Robert the middle of the three Peters brothers whose early childhood is said to have been spent with Jimmy ‘in the circus’ as a tumbler was married in Bristol aged twenty seven. His bride, Florence Harriet, the elder sister of Joseph Spratt who had mysteriously adopted Jimmy Peters’ name when he enlisted. Florrie, who used her middle name Harriet (as the census form of 1911 shows) was 20, the daughter of a basket maker who lived at 3 Regent Street, St Pauls. Robert, 28, was a ‘sanitary labourer’ for Bristol Corporation, a job he kept all this life, though by 1939 he was described with slightly less grandeur as a ‘Council Ashman’. This was a vital service as we all had coal fires and every galvanised iron ash-bin was full to overflowing by the time we put it outside for collection each week. The couple’s first daughter, Florence, was followed in quick succession by Irene, Ivy, Edna, Hilda, Doris and in 1925 by Leonard. There was a brief hiatus until Rita (Kim’s mother) arrived in 1930, and finally, Ivor in 1932. Robert died in 1940 aged only 54.
To end as I began with Jimmy Peters, this is possibly the last picture taken of him. The others are his son Jim, junior, born in Plymouth 1911 who I believe married Dorothy Palmer in 1938, otherwise I know nothing else about him; standing beside Jimmy is his wife Rosina Bessie, who Kim knew as ‘Aunt Cis’; the smiling lady looking through the gap is Robert’s daughter, ‘Auntie Florrie’, born in 1910, who after Robert died helped her mother look after ‘the two little ones’, one of whom was Kim’s mother.
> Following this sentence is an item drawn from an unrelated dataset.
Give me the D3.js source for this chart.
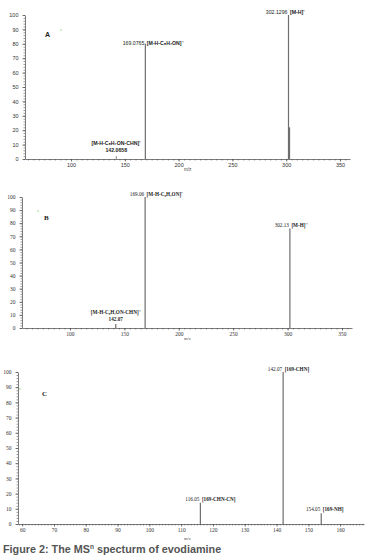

My grateful thanks to Kim Tozer for such a fascinating assignment and for providing the photos for both articles which remain her copyright.
 Could this be Cross Hands in South Wales? Over a hundred miles.
 This is the only time I have seen this on a British census. Maybe someone has other examples. I wonder if the census man told Henry that this what he should write?
 Without seeing the marriage certificate I cannot be sure this is the right couple.